• [Task objective]:
Pick out each line of the records in which the word "chart" appears.

-- Excerpted records start --

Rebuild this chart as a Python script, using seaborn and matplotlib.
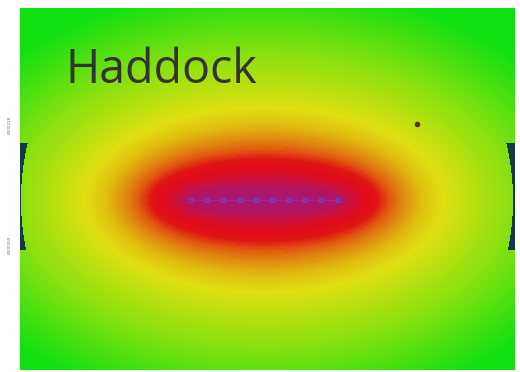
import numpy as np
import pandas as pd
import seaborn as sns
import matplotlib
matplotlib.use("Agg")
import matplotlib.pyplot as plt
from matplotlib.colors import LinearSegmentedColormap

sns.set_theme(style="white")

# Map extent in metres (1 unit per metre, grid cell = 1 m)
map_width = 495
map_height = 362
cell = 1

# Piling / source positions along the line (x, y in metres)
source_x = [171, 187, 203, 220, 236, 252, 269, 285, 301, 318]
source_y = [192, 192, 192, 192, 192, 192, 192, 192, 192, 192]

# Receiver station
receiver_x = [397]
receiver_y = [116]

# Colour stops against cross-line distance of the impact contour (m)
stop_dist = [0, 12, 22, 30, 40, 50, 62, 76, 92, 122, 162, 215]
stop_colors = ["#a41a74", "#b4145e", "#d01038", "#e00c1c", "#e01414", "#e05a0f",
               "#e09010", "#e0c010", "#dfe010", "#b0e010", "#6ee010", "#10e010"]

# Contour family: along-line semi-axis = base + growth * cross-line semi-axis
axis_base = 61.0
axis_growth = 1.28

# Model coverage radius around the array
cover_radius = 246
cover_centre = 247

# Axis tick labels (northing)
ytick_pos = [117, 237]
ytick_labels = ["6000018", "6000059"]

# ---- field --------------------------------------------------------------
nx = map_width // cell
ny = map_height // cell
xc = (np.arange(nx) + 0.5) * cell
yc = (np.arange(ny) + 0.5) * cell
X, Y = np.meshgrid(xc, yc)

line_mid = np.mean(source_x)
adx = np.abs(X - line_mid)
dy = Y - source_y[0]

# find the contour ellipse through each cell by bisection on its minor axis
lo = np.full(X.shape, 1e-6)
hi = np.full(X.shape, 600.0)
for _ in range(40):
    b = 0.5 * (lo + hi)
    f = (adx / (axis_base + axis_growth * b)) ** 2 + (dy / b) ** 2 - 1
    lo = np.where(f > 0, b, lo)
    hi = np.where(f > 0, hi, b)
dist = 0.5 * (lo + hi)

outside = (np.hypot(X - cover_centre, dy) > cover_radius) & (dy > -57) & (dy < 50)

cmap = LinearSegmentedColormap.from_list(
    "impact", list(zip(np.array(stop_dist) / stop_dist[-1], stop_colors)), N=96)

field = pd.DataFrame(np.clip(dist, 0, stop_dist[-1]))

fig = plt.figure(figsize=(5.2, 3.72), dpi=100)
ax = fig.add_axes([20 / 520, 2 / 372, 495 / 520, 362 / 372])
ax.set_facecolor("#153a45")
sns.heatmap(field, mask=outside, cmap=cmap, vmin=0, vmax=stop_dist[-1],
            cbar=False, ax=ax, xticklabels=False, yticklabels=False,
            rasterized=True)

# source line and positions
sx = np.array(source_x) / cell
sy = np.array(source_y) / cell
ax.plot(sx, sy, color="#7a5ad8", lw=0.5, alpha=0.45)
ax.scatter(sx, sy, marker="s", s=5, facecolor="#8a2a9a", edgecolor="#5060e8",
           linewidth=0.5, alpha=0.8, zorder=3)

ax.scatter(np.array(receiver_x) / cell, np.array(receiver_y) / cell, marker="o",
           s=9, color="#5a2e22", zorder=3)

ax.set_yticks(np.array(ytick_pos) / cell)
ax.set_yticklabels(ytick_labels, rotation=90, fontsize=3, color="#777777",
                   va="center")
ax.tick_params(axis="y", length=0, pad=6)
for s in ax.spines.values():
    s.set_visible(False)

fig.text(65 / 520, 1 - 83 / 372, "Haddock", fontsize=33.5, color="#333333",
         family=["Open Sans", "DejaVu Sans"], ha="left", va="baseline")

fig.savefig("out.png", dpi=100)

-- Excerpted records end --
-- Excerpted records start --

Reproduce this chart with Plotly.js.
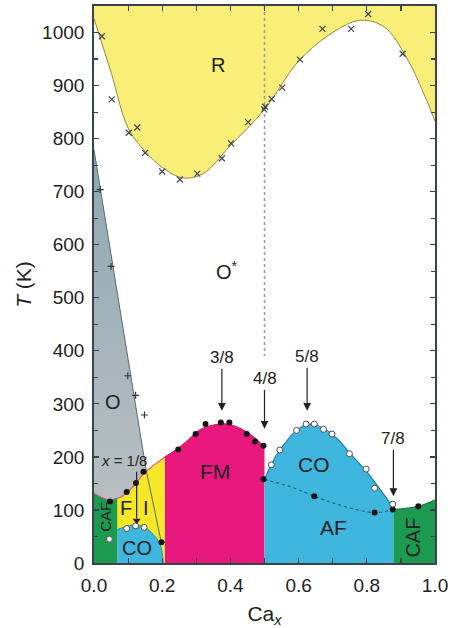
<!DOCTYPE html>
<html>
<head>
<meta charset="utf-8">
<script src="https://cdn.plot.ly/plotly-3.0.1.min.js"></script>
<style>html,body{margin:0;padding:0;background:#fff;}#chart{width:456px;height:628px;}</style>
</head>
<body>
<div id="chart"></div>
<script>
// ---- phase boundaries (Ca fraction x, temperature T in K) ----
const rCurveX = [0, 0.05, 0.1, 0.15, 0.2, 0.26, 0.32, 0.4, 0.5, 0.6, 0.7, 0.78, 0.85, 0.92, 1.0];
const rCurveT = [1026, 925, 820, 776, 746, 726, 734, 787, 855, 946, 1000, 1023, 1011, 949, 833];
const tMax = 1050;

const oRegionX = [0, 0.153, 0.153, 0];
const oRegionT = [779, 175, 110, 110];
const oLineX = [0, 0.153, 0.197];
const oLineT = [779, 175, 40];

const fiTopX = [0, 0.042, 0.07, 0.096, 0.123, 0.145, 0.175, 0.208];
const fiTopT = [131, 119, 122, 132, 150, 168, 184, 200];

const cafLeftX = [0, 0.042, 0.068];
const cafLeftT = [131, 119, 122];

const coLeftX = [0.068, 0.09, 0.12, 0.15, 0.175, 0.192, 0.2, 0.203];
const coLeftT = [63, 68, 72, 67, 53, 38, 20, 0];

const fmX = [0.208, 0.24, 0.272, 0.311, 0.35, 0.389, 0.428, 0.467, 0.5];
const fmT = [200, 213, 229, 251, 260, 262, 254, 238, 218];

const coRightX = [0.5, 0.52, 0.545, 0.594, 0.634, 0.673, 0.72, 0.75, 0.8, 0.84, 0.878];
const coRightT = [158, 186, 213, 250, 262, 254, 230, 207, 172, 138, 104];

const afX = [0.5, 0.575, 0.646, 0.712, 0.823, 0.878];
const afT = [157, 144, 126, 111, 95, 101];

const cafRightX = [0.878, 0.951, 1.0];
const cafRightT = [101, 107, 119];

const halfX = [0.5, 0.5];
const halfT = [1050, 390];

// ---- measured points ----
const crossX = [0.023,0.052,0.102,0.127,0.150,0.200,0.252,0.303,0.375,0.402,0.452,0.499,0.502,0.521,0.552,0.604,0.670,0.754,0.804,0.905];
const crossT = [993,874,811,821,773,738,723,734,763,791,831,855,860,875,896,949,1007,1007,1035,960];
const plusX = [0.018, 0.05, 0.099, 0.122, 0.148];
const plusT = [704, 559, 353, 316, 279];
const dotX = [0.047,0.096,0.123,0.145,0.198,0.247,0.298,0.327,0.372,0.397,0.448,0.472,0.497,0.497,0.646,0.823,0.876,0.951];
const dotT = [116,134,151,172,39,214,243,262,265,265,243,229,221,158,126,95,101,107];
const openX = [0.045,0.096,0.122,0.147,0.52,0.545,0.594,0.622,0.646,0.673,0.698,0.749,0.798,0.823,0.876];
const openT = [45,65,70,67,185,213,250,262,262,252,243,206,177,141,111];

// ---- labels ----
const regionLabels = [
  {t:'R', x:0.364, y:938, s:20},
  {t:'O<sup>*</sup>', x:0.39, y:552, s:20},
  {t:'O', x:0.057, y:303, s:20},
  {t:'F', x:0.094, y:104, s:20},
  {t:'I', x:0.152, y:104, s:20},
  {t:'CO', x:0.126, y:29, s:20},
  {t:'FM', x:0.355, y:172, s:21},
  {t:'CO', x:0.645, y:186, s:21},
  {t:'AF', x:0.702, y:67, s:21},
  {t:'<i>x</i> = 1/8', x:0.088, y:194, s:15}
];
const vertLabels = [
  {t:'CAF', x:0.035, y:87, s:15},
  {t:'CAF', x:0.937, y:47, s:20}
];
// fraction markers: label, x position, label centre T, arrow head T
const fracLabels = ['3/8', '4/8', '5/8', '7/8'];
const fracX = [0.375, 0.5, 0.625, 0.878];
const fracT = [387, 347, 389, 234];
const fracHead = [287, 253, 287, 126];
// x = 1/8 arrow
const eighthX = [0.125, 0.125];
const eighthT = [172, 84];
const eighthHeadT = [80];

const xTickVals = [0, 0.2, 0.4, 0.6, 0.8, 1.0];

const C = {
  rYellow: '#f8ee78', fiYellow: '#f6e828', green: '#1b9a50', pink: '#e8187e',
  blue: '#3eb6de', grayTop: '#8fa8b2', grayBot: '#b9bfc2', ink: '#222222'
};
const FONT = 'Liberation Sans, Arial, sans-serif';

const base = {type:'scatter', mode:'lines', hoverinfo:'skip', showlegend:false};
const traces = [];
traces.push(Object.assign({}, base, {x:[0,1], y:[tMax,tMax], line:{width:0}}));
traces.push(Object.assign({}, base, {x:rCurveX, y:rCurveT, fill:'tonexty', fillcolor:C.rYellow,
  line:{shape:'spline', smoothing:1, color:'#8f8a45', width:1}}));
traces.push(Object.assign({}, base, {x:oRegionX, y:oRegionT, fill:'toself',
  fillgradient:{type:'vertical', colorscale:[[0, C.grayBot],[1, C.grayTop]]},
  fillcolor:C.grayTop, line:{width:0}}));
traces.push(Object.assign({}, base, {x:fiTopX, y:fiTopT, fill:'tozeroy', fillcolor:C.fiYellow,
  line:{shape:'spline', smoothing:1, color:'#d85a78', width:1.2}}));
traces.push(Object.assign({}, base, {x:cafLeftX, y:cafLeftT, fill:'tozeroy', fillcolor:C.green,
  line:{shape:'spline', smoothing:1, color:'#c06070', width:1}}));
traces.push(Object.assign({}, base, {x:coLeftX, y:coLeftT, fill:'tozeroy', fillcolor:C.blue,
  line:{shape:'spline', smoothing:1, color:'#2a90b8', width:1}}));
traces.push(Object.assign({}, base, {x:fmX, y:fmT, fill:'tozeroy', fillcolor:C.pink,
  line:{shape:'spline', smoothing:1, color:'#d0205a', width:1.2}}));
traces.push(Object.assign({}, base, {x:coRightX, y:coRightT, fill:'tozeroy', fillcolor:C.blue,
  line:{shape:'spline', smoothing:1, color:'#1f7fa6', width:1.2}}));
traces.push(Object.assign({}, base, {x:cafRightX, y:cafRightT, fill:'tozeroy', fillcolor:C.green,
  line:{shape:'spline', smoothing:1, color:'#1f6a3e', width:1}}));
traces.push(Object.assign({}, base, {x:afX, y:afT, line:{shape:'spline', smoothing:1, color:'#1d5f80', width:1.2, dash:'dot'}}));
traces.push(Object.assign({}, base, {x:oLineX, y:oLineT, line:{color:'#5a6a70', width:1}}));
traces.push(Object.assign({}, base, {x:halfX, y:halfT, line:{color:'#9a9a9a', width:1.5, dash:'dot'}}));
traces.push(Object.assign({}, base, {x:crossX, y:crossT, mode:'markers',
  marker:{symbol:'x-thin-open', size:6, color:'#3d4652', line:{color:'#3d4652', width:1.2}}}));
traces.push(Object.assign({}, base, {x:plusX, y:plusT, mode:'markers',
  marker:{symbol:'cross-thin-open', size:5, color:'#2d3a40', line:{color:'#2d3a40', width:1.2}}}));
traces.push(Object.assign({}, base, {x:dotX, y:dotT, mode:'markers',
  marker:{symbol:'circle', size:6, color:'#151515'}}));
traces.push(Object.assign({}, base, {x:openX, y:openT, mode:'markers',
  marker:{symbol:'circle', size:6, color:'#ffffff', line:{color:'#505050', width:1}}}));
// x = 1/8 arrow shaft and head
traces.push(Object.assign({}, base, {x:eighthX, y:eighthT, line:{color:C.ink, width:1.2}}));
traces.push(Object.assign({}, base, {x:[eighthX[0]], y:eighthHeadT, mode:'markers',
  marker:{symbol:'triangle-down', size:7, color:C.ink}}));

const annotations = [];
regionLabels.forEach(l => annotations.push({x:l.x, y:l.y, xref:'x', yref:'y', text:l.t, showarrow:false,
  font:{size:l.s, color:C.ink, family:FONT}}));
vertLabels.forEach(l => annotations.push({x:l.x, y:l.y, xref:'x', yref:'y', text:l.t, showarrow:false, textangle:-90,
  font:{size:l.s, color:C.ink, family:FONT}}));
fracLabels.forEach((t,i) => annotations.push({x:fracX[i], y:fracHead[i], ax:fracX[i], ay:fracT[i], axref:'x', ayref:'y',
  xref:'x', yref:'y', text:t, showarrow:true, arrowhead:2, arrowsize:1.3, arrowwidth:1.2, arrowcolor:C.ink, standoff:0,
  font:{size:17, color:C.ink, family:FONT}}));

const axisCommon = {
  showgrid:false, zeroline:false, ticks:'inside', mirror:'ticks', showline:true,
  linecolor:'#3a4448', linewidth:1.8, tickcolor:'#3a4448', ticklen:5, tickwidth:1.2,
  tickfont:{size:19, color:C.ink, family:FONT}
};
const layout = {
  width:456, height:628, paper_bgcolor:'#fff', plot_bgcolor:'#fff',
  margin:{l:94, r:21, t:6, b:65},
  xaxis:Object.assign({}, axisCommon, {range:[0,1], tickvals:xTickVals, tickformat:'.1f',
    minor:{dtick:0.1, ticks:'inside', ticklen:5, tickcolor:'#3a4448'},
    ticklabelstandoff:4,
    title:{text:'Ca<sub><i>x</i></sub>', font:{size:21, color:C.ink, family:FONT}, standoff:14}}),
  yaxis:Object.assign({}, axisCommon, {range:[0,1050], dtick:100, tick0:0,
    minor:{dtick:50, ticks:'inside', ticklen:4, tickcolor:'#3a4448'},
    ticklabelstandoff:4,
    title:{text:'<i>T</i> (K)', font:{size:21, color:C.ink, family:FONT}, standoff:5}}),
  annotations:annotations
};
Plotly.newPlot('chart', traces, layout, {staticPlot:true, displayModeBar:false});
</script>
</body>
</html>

-- Excerpted records end --

• [Exercise result]:
Rebuild this chart as a Python script, using seaborn and matplotlib.
Reproduce this chart with Plotly.js.
<style>html,body{margin:0;padding:0;background:#fff;}#chart{width:456px;height:628px;}</style>
<div id="chart"></div>
Plotly.newPlot('chart', traces, layout, {staticPlot:true, displayModeBar:false});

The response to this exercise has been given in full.